Tuesday, October 17, 2006

What I Learned from Work

Okay, so since I started working, I've learned a lot about "customer appreciation".  That is, sounding nice for the customers so that they don't know how much you loathe them.

The first thing is to say everything, no matter how dripping of disdain it may be, in the friendliest of voices.



Customer:  Someone should stop that vendor outside from playing with the RC Car.  He almost hit my foot with it, it could have killed me! 
Me (in the friendliest of voices):  Yes, I'm it would have been a fatal blow.  Thank you, sir, have a nice day." (You'll understand what I really meant by that later.)
(Keep in mind that all of the following scenarios have actually taken place, as well as the preceeding scenario.)

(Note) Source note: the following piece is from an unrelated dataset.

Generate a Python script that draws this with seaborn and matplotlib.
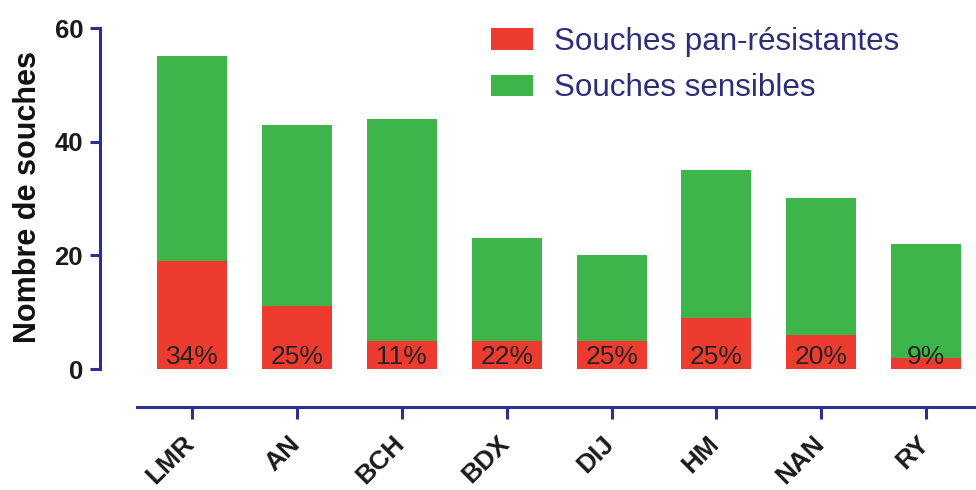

The real secret to this field is changing your standard vocabulary.  For instance, the word "idiot" becomes the word "sir". 

Me:  "Here is your chair." 
Customer:  "The box says that is one is Olive-colored, I wanted the green one." 
Me:  "Olive-colored is green, sir."

See how well that works?  The next thing I learned was the phrase "get the hell away from me".  "Get the hell away from me" has become "thank you".  See the following: 



Customer (on the credit card pad):  "I want credit, not debit.  What do I do?" 
Me:  "Press the credit button, not the debit button, sir." 
Customer:  "Am I done now?" 
Me: " No, sir.  You have to sign your name where is says 'Sign Your Name' sir." 
Customer:  "Ah.  I'm finished.  Do I press the 'Done' button?" 
Me:  "Yes sir, thank you." (I will remind you once more that this really did happen, just as I have said.  I mean it, really.  This job has made me lose faith in humanity.)

The last phrase I learned of is "have a nice day".  What "have a nice day" really means is "that's right, keep walking". 



Customer:  "These lines are just stupid.  I waited twenty minutes just to get through!" 
Me:  "Actually the lines aren't that bad.  The real problem was that when you were about to get to the end of a single line, you got tired of waiting and went to the back of a different line.  You did that several times." 
Customer:  Even still you, should do something about it, that's just stupid!" 
Me:  Yes sir, I'll get right on it.  Thank you sir."  (as he's walking out) "Have a nice day!

So that's the gist of what I've learned.  I hope that I've helped you on your journey to the fulfillment of your life.


Quote of the Day:  "Sometimes I get to pondering the meaning of my own existance.  At times like those, I'm glad I have television to relieve my boredom."